Molti artisti in realtà odiano un po’ il concetto di best of…
Sì, è vero. Ma a me la cosa piace, e poi non significa che non sto più lavorando ad altre cose nuove. Dopodiché, è anche bello il fatto che la tracklist parta da Darts of Pleasure, ovvero il primo singolo che abbiamo registrato in assoluto, e arrivi a Curious, che è uno dei due nuovi pezzi inediti. Brani che sono stati mandati all’impianto di stampa dei dischi direttamente dopo il mix.
Sai cosa mi piace appunto della tracklist? Che segue l’ordine cronologico d’uscita degli album.
Sì, anche perché i pezzi hanno una coesione del sound in base a quando li registri. Se prendi Lucid Dreams, Ulysses e No You Girls, appartengono a un mondo tutto loro. Mentre Walk Away, Do You Want To e Outsiders a un altro. In più, quando ascolto questi diversi pezzi, voglio ascoltare meglio dello specifico album e del periodo in cui sono stati registrati. Mi piace.
La ragione specifica per le venti tracce è che cinque canzoni per lato, su un doppio album, sono davvero il massimo che tu possa mettere senza compromettere la qualità del suono su vinile. Se avessimo potuto metterne di più, avremmo incluso anche singoli dal nostro primo album, come Jacqueline, oppure Lazy Boy che invece è nell’ultimo: pezzi potenti, che dal vivo funzionano benissimo. Però ne abbiamo scelti venti e sono felice così.
È vero che tu e Paul vi siete conosciuti a una festa?
No, quello è Nick. Eravamo a una festa e Nick ha rubato la nostra bottiglia di vodka: è nato tutto da un litigio. Con Paul siamo amici da una vita. Ho iniziato suonando con lui a Edimburgo, lo conosco da almeno 25 anni.
Eravate dei festaioli?
Sì, lo siamo. Quando è iniziato tutto, la grande qualità della band era la socialità. Quando Bob (Hardy, bassista, ndr) si è trasferito nel mio appartamento e gli ho insegnato a suonare il basso, lui non sapeva suonare nulla. E abbiamo fondato una band insieme. Gli ho detto: “Oh, io ho un basso”. E lui: “Io ho una bottiglia di Whisky!” (ride, ndr). Così, finita la bottiglia, ci siamo messi a suonare il basso.
Quando parlo di quanto bevevamo all’inizio lo do per scontato, perché per chi nasce nella Scozia occidentale è del tutto normale fare festa. Per molte culture non è così. Però anche a voi italiani piace fare baldoria, eh?
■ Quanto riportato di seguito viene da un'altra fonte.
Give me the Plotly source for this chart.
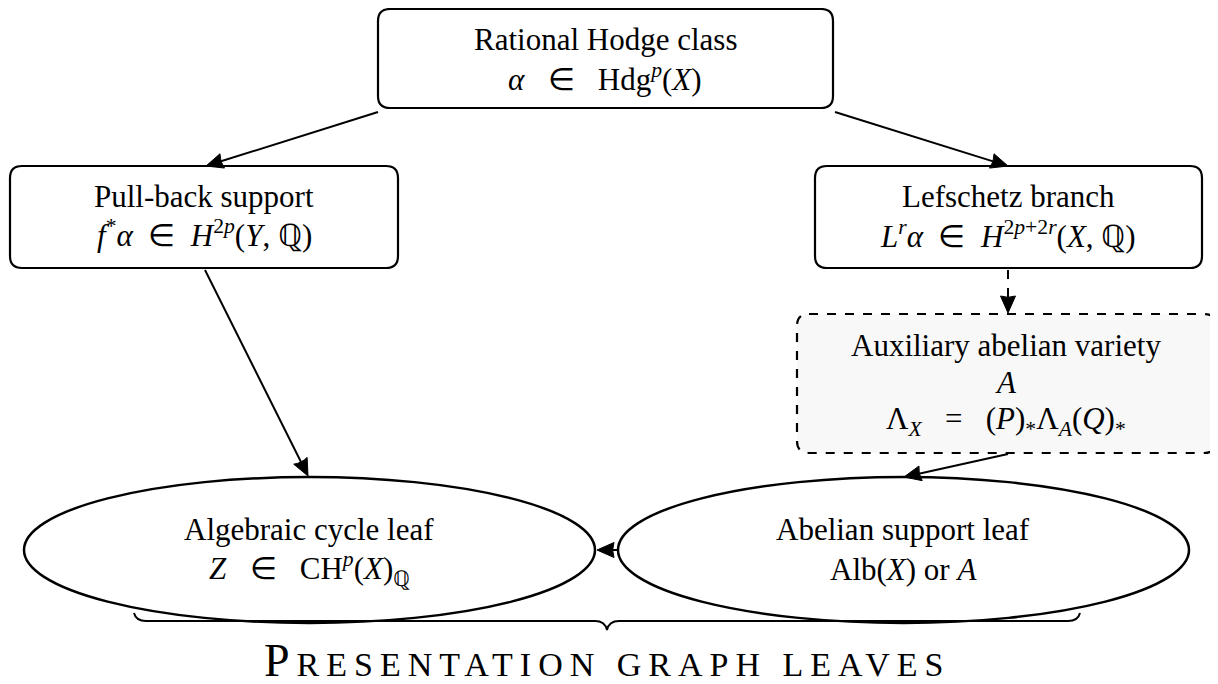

Eccome. Ti ricordi della prima data che avete fatto in Italia?
Certo che me la ricordo! Era in un piccolo club a Milano, il Rainbow. E quella dopo è stata a Bologna. Sono state incredibili: all’epoca non ci potevo credere. Ero tipo: “Cazzo! Abbiamo una data a Milano! Wow! Guardaci!”. Era l’inverno del 2004, tipo gennaio o febbraio. Non potevo credere che i cool guys di Milano non solo ci conoscessero, ma conoscessero anche le nostre canzoni.
E se ascolto anche i due nuovi inediti alla fine della tracklist, posso tranquillamente immaginarmi una ragazza ballare. Alla fine lo avete sempre detto voi: lo scopo della vostra musica è “far ballare le ragazze”.
Lo apprezzo molto, sai? Il dancefloor è sempre stato una zona importantissima per la band, per la nostra natura. Ma non il dancefloor come una band da discoteca. Semmai, un dancefloor da rock and roll band un po’ sporca, no? E tuttora mi piace, ecco perché i nostri pezzi continuano a essere così. Perché i Franz Ferdinand sono così.